Repair strategy at work in Conn's


Conn's has fallen hard, and one investor is hoping for a rebound.

optionMONSTER's Heat Seeker monitoring program detected the purchase of 13,000 October 40 calls for an average premium of $3.575. An equal number of January 50 calls were sold at the same time for $2.10, resulting in a cost of $1.475. Volume was more than 60 times open interest at both strikes, indicating that new positions were implemented.

The spread is unusual because the investor sold longer-dated calls than those that were purchased, which could result in a highly dangerous "naked short." But it's likely that he or she owns shares in the electronics retailer and is using the options to make more money from a rebound.

The trader will enjoy significant leverage over $41.48 while also locking in an exit price of $50 on the stock.

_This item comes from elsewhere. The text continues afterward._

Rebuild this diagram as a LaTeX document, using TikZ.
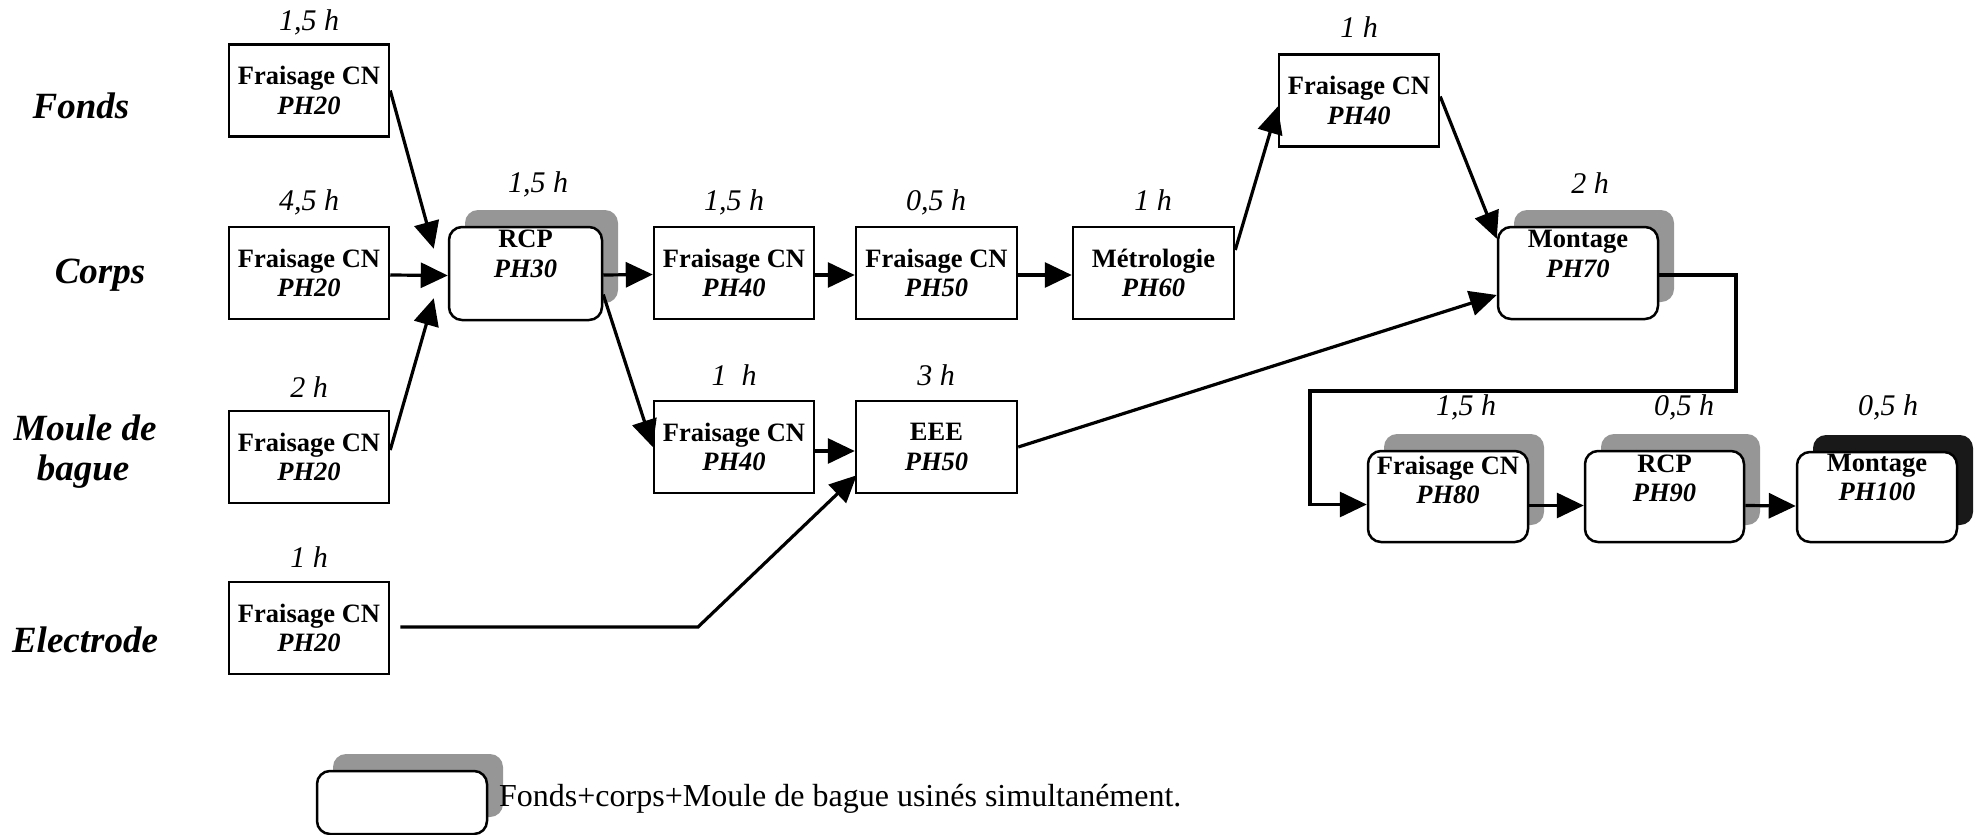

That will lower the break-even point and help salvage what is probably a losing bet following a big selloff. (See our Education section for more on managing positions with options.)

CONN rose 2.56 percent to $33.31 but has lost more than half its value this year. Much of that drop came last month after management lowered guidance because of delinquencies on consumer loans.

The next earnings report is scheduled for Thursday, March 27.

Total option volume was 16 times greater than average in the session, according to the Heat Seeker. Calls outnumbered puts by 17 to 1.